Game companies should to stop wasting further time on the title when they know it is finished as from the start, a good game should be left to what it is.
Game companies need to focus primary tasks on creating their next games. :)

Metaquix 3 years ago
So obviously, as stated in the article. You should only be trying to buy a pass for games you intend to play often or a lot of. So if you're bouncing around a lot then maybe just saving your money until you decide to sink a lot of time into a game is the right choice. Secondly, a lot of games often times have ways to spend more money to move up through the pass without actually having to play. While i don't believe this is ever worth doing in terms of money to reward ratio. It is an option for someone who really wants X or Y pass item, but just doesn't have the time for it. Lastly, a lot of these will also have alternative ways to get your hands on cosmetic items. Often times selling individual cosmetic items, or even packs of them.
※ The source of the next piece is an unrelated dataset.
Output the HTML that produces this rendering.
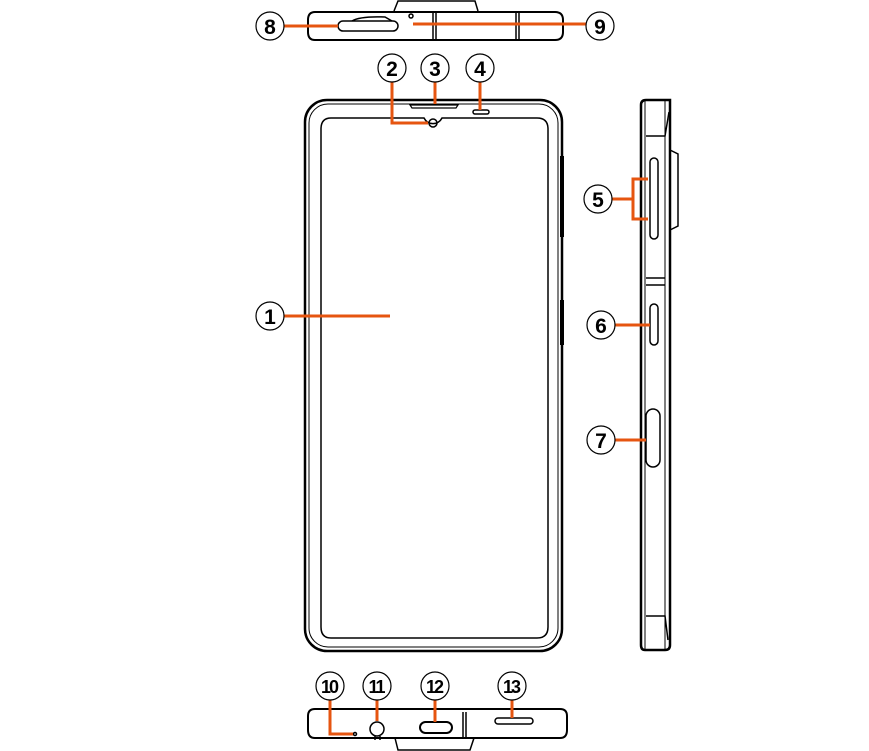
<!DOCTYPE html>
<html><head><style>body{margin:0;background:#fff}svg{display:block}</style></head><body>
<svg width="869" height="751" viewBox="0 0 869 751" xmlns="http://www.w3.org/2000/svg" font-family="Liberation Sans, sans-serif">
<g fill="none" stroke="#000" stroke-width="1.5">
<!-- top view -->
<path d="M394 11 L398 1 L475 1 L478 11"/>
<path d="M315 12 H555 Q563 12 563 20 V32 Q563 40 555 40 H315 Q308 40 308 32 V20 Q308 12 315 12Z" stroke-width="2"/>
<rect x="338" y="21" width="60" height="10" rx="5"/>
<path d="M352 21 Q360 16 385 17 L392 21"/>
<circle cx="411" cy="16" r="2"/>
<path d="M433 12V40M436 12V40M516 12V40M519 12V40"/>
<!-- front -->
<rect x="305" y="100" width="257" height="551" rx="22" stroke-width="2.5"/>
<rect x="309" y="104" width="249" height="543" rx="19" stroke-width="1"/>
<path d="M331 118 H424 A10 10 0 0 0 442 118 H537 Q548 118 548 129 V627 Q548 638 537 638 H331 Q321 638 321 627 V129 Q321 118 331 118Z"/>
<circle cx="433" cy="123" r="4"/>
<path d="M410 105 H458 L456 108 H412Z" stroke-width="1.2"/>
<rect x="473" y="110" width="16" height="4" rx="2"/>
<path d="M562 156 V237 M562 300 V345" stroke-width="4"/>
<!-- side -->
<path d="M641 105 Q641 100 646 100 H670 V645 Q670 650 665 650 H645 Q641 650 641 645Z" stroke-width="2.5"/>
<path d="M645 100 V650 M665 100 V650" stroke-width="1"/>
<path d="M646 136 H665 L669 112 M646 278 H665 M646 285 H665 M646 616 H665 L668 640"/>
<path d="M670 150 L678 154 V226 L670 230"/>
<rect x="650" y="158" width="8" height="81" rx="4"/>
<rect x="650" y="304" width="8" height="41" rx="4"/>
<rect x="646" y="409" width="14" height="58" rx="7"/>
<!-- bottom -->
<path d="M315 709 H560 Q567 709 567 716 V730 Q567 738 560 738 H315 Q308 738 308 730 V716 Q308 709 315 709Z" stroke-width="2"/>
<path d="M395 738 L398 750 H470 L474 738"/>
<circle cx="377" cy="729" r="7"/>
<path d="M375 736 V740 M380 736 V740"/>
<rect x="420" y="722" width="32" height="11" rx="5.5" stroke-width="2"/>
<rect x="495" y="718" width="38" height="6" rx="3"/>
<path d="M463 712 V738 M466 712 V738"/>
<circle cx="355" cy="734" r="1.5"/>
</g>
<g stroke="#e65510" stroke-width="3" fill="none">
<path d="M284 26 H338"/>
<path d="M413 24 H586"/>
<path d="M392 82 V123 H428"/>
<path d="M435 82 V104"/>
<path d="M480 82 V110"/>
<path d="M284 316 H390"/>
<path d="M612 199 H633 M648 179 H633 V219 H648"/>
<path d="M615 325 H650"/>
<path d="M615 440 H646"/>
<path d="M330 700 V734 H353"/>
<path d="M377 700 V721"/>
<path d="M435 700 V722"/>
<path d="M512 700 V718"/>
</g>
<g fill="#fff" stroke="#000" stroke-width="1.2">
<circle cx="270" cy="26" r="14"/><circle cx="600" cy="26" r="14"/>
<circle cx="392" cy="68" r="14"/><circle cx="435" cy="68" r="14"/><circle cx="480" cy="68" r="14"/>
<circle cx="270" cy="316" r="14"/><circle cx="598" cy="199" r="14"/>
<circle cx="601" cy="325" r="14"/><circle cx="601" cy="440" r="14"/>
<circle cx="330" cy="686" r="14"/><circle cx="377" cy="686" r="14"/><circle cx="435" cy="686" r="14"/><circle cx="512" cy="686" r="14"/>
</g>
<g font-weight="bold" font-size="21" text-anchor="middle" fill="#000">
<text x="270" y="34">8</text><text x="600" y="34">9</text>
<text x="392" y="76">2</text><text x="435" y="76">3</text><text x="480" y="76">4</text>
<text x="270" y="324">1</text><text x="598" y="207">5</text>
<text x="601" y="333">6</text><text x="601" y="448">7</text>
<g font-size="18" letter-spacing="-2"><text x="329" y="693">10</text><text x="376" y="693">11</text><text x="434" y="693">12</text><text x="511" y="693">13</text></g>
</g>
</svg>
</body></html>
These options also fill that niche of being someone with low time, but wants a cosmetic for the game their playing. For me, it make sense to try and get value out of the skin. For example you can compare how many hours you get out full priced single player games and then math out the dollar to hour amount. Then try to figure out how many hours of playing with said skin it would take to pretty much justify the purchase. Its a weird way of looking at it, but if you can justify a game purchase to get X or Y hours of play out of then, scaling the money and hours down to match the same rate makes sense too.